The man President Bush called the architect of his successful re-election, Karl Rove, is rarely in the spotlight. Yet he briefly took center stage after the election victory. On a Fox News television program, he asserted that Republicans could be in power for decades. “Would I like to see the Republican Party be the dominant party for whatever time history gives it the chance to be?” he said. “You bet. I believe in the principles of the Republican Party.”
About 60 million Americans voted for President Bush, awarding him more ballots than any other president in US history. Although his challenger, Senator John Kerry, fell short by 3.5 million votes, that was enough to win the presidency in all previous elections. The contest drew one of the highest voter turnouts in US history -- nearly 60 %. Why did each candidate do so well?
Tim Hibbits is a leading independent pollster in the western state of Oregon. He says enormous loyalty in both political parties brought more voters to the ballot box. “I think the last election was a highly partisan election, and I think a significant number of people who identified clearly as Republicans or Democrats were strongly supportive of their party's nominee,” he said.

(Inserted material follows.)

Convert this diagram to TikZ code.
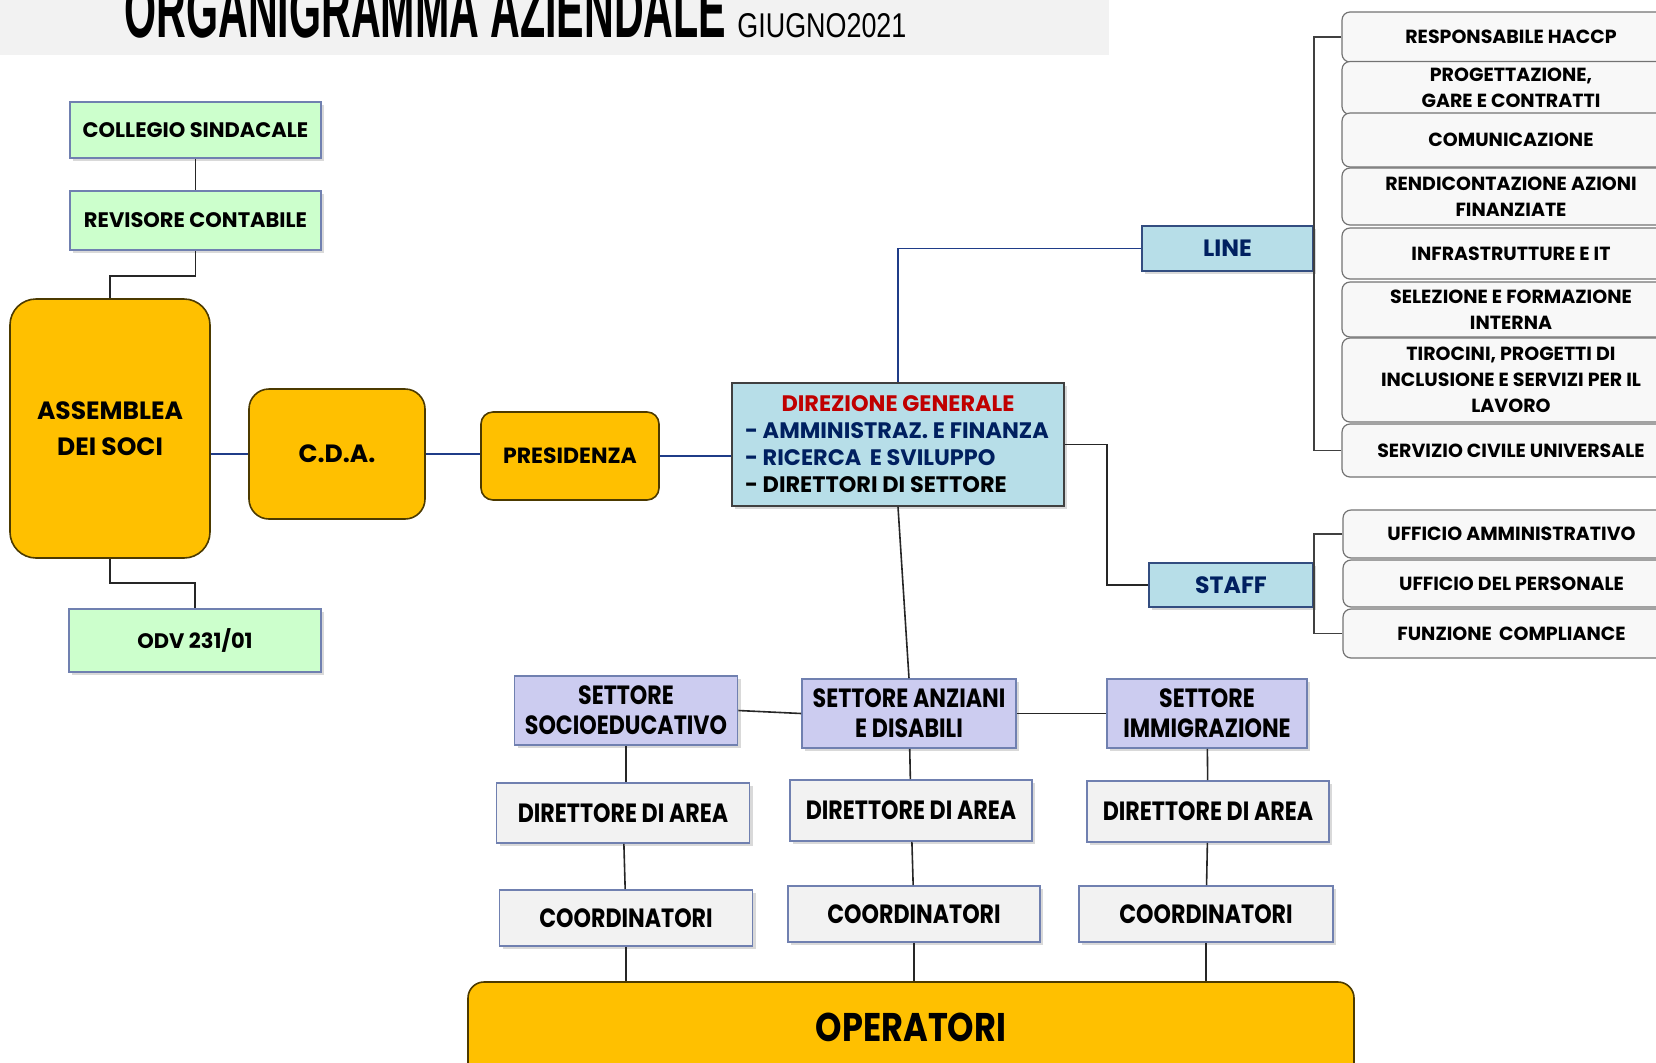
\documentclass[tikz,border=0pt]{standalone}
\usepackage{fontspec}
\usepackage{graphicx}
\setmainfont{Poppins}
\newfontfamily\condfont[FakeStretch=0.84]{Poppins}
\newfontfamily\titlefont{Liberation Sans}
\usetikzlibrary{shadows}

\definecolor{verde}{HTML}{CCFFCC}
\definecolor{arancio}{HTML}{FFC000}
\definecolor{azzurro}{HTML}{B7DEE8}
\definecolor{lilla}{HTML}{CCCCF0}
\definecolor{grigio}{HTML}{F2F2F2}
\definecolor{bianco}{HTML}{F8F8F8}
\definecolor{bordo}{HTML}{7080B0}
\definecolor{blu}{HTML}{1F3C88}
\definecolor{navy}{HTML}{002060}
\definecolor{rosso}{HTML}{C00000}
\definecolor{barra}{HTML}{F2F2F2}

\tikzset{
  ombra/.style={drop shadow={shadow xshift=1.5pt, shadow yshift=-1.5pt, opacity=0.3}},
  box/.style={draw=bordo, line width=0.8pt, inner sep=2pt, align=center},
  organo/.style={box, fill=verde, ombra, font=\fontsize{10.5}{12}\selectfont\bfseries},
  vertice/.style={draw=black!70!arancio, line width=0.8pt, fill=arancio, align=center, font=\fontsize{12.5}{18}\selectfont\bfseries},
  funzione/.style={draw=navy!80, line width=0.8pt, fill=azzurro, ombra, text=navy, font=\fontsize{11.8}{13}\selectfont\bfseries},
  voce/.style={draw=black!55, line width=0.6pt, fill=bianco, rounded corners=4pt, align=center, font=\fontsize{9.5}{13}\selectfont\bfseries},
  settore/.style={box, fill=lilla, ombra, font=\condfont\fontsize{13.2}{15}\selectfont\bfseries},
  livello/.style={box, fill=grigio, ombra, font=\condfont\fontsize{13.2}{15}\selectfont\bfseries},
  filo/.style={draw=black!85, line width=0.8pt},
  filoblu/.style={draw=blu, line width=0.9pt},
}

\begin{document}
\begin{tikzpicture}[x=0.5pt, y=-0.5pt]
  \useasboundingbox (0,0) rectangle (1656,1062);

  % intestazione
  \fill[barra] (0,0) rectangle (1109,55);
  \node[anchor=base west, inner sep=0] (titolo) at (124,37) {\resizebox{301pt}{28pt}{\titlefont\bfseries ORGANIGRAMMA AZIENDALE}};
  \node[anchor=base west, inner sep=0] (data) at (737,37) {\resizebox{84.5pt}{12pt}{\titlefont GIUGNO2021}};

  % organi di controllo e vertice
  \node[organo, minimum width=125.5pt, minimum height=28pt] (collegio) at (195.5,130) {COLLEGIO SINDACALE};
  \node[organo, minimum width=125.5pt, minimum height=29.5pt] (revisore) at (195.5,220.5) {REVISORE CONTABILE};
  \node[organo, minimum width=126pt, minimum height=31.5pt] (odv) at (195,640.5) {ODV 231/01};
  \node[vertice, rounded corners=13pt, minimum width=100pt, minimum height=129.5pt] (assemblea) at (110,428.5) {ASSEMBLEA\\DEI SOCI};
  \node[vertice, rounded corners=10pt, minimum width=88pt, minimum height=65pt] (cda) at (337,454) {C.D.A.};
  \node[vertice, rounded corners=6pt, minimum width=89pt, minimum height=44pt, font=\fontsize{11}{13}\selectfont\bfseries] (presidenza) at (570,456) {PRESIDENZA};

  \node[draw=black!75, line width=0.8pt, fill=azzurro, ombra, minimum width=166pt, minimum height=61.5pt, align=center,
        font=\fontsize{11.2}{13.5}\selectfont\bfseries] (direzione) at (898,444.5)
        {\textcolor{rosso}{DIREZIONE GENERALE}\\
         \makebox[153pt][l]{\textcolor{navy}{- AMMINISTRAZ. E FINANZA}}\\
         \makebox[153pt][l]{\textcolor{navy}{- RICERCA \,E SVILUPPO}}\\
         \makebox[153pt][l]{- DIRETTORI DI SETTORE}};

  \node[funzione, minimum width=85.5pt, minimum height=22.5pt] (line) at (1227.5,248.5) {LINE};
  \node[funzione, minimum width=82pt, minimum height=22pt] (staff) at (1231,585) {STAFF};

  % funzioni line
  \node[voce, minimum width=169pt, minimum height=25pt] (haccp) at (1511,37) {RESPONSABILE HACCP};
  \node[voce, minimum width=169pt, minimum height=24pt] (gare) at (1511,88) {PROGETTAZIONE,\\GARE E CONTRATTI};
  \node[voce, minimum width=169pt, minimum height=27pt] (comunicazione) at (1511,140) {COMUNICAZIONE};
  \node[voce, minimum width=169pt, minimum height=28.5pt] (rendiconto) at (1511,196.5) {RENDICONTAZIONE AZIONI\\FINANZIATE};
  \node[voce, minimum width=169pt, minimum height=25.5pt] (infra) at (1511,253.5) {INFRASTRUTTURE E IT};
  \node[voce, minimum width=169pt, minimum height=27.5pt] (selezione) at (1511,309.5) {SELEZIONE E FORMAZIONE\\INTERNA};
  \node[voce, minimum width=169pt, minimum height=42pt] (tirocini) at (1511,380) {TIROCINI, PROGETTI DI\\INCLUSIONE E SERVIZI PER IL\\LAVORO};
  \node[voce, minimum width=169pt, minimum height=26.5pt] (civile) at (1511,450.5) {SERVIZIO CIVILE UNIVERSALE};

  % funzioni staff
  \node[voce, minimum width=168.5pt, minimum height=24pt] (ufficioamm) at (1511.5,534) {UFFICIO AMMINISTRATIVO};
  \node[voce, minimum width=168.5pt, minimum height=23.5pt] (personale) at (1511.5,583.5) {UFFICIO DEL PERSONALE};
  \node[voce, minimum width=168.5pt, minimum height=24.5pt] (compliance) at (1511.5,633.5) {FUNZIONE \,COMPLIANCE};

  % settori
  \node[settore, minimum width=111.5pt, minimum height=34.5pt] (socio) at (626,710.5) {SETTORE\\SOCIOEDUCATIVO};
  \node[settore, minimum width=107pt, minimum height=34.5pt] (anziani) at (909,713.5) {SETTORE ANZIANI\\E DISABILI};
  \node[settore, minimum width=100pt, minimum height=34.5pt] (immigrazione) at (1207,713.5) {SETTORE\\IMMIGRAZIONE};

  \node[livello, minimum width=126.5pt, minimum height=30pt] (dirsocio) at (623,813) {DIRETTORE DI AREA};
  \node[livello, minimum width=121pt, minimum height=30.5pt] (diranziani) at (911,810.5) {DIRETTORE DI AREA};
  \node[livello, minimum width=121pt, minimum height=30.5pt] (dirimmigr) at (1208,811.5) {DIRETTORE DI AREA};

  \node[livello, minimum width=126.5pt, minimum height=28pt] (coosocio) at (626,918) {COORDINATORI};
  \node[livello, minimum width=126pt, minimum height=28pt] (cooanziani) at (914,914) {COORDINATORI};
  \node[livello, minimum width=127pt, minimum height=28pt] (cooimmigr) at (1206,914) {COORDINATORI};

  \node[vertice, rounded corners=8pt, minimum width=443pt, minimum height=49pt, font=\condfont\fontsize{20}{22}\selectfont\bfseries] (operatori) at (911,1031) {\raisebox{4pt}{OPERATORI}};

  % collegamenti
  \draw[filo] (collegio) -- (revisore);
  \draw[filo] (revisore.south) -- ++(0,25) -| (assemblea.north);
  \draw[filo] (assemblea.south) -- ++(0,24) -| (odv.north);
  \draw[filoblu] (assemblea.east |- cda.west) -- (cda.west);
  \draw[filoblu] (cda.east) -- (cda.east -| presidenza.west);
  \draw[filoblu] (presidenza.east) -- (presidenza.east -| direzione.west);
  \draw[filoblu] (direzione.north) |- (line.west);
  \coordinate (svolta) at (1107,585);
  \draw[filo] (direzione.east) -| (svolta) -- (staff.west);

  \draw[filo, black!75] (haccp.west) -| (line.east);
  \draw[filo, black!75] (civile.west) -| (line.east);
  \draw[filo, black!75] (ufficioamm.west) -| (staff.east);
  \draw[filo, black!75] (compliance.west) -| (staff.east);

  \draw[filo] (direzione.south) -- (anziani.north);
  \draw[filo] (socio.east) -- (anziani.west);
  \draw[filo] (anziani.east) -- (immigrazione.west);

  \draw[filo] (socio.south) -- (socio.south |- dirsocio.north);
  \draw[filo] (dirsocio) -- (coosocio);
  \draw[filo] (coosocio.south) -- (coosocio.south |- operatori.north);
  \draw[filo] (anziani) -- (diranziani);
  \draw[filo] (diranziani) -- (cooanziani);
  \draw[filo] (cooanziani) -- (operatori.north -| cooanziani.south);
  \draw[filo] (immigrazione) -- (dirimmigr);
  \draw[filo] (dirimmigr) -- (cooimmigr);
  \draw[filo] (cooimmigr.south) -- (cooimmigr.south |- operatori.north);
\end{tikzpicture}
\end{document}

Data from a long-term University of Michigan study indicate such partisanship has been on the rise since the late 1970s. Nicholas Valentino, a political science professor at the University of Michigan, says that today one in three Americans strongly identify with either the Republican or Democratic Party. “The number of people who say they were strong partisans in 1978 was 23%,” he said. “The number of people who say they are strong partisans now is 33%. So it is an increase in strong partisanship.”
Professor Valentino says exit polls after the election revealed another trend: an increase in the number of independent voters. However, the notion that up to a third of US voters are independent is misleading. Most lean toward one party or the other. Only about one in ten Americans are altogether independent, never identifying with either party. “There is evidence showing that more people are willing to say I'm independent, but also more people are taking very strong positions on partisanship,” he said. “In other words, there is polarization. So what has happened is people in between those two extremes have started to decrease. Either people are very strong in their feelings or they want to insist they are mostly neutral or independent.”
Pollster Tim Hibbits adds that the two main political parties are strongly identifying with core issues on opposite sides of the ideological fence. “Parties and issues are blending to a degree,” he said. “It used you to be you had a more moderate liberal republican wing and a more conservative democratic wing within those parties. Now the parties are lining up more ideologically.”
But Larry Sabato, director of the University of Virginia's Center for Politics, says social issues like same sex marriage and abortion were not as important in the recent presidential election as the media reported. “The exit poll focus on cultural and moral values was almost laughable,” he said. ‘That has been there for many years. It was not the number-one issue. Terrorism and Iraq were the main issues by far.”
Mr. Sabato says the global war on terror has added to more partisanship. He believes that the trend towards intense party loyalty will continue to rise. This, in turn, will sharply define differences between Democrats and Republicans.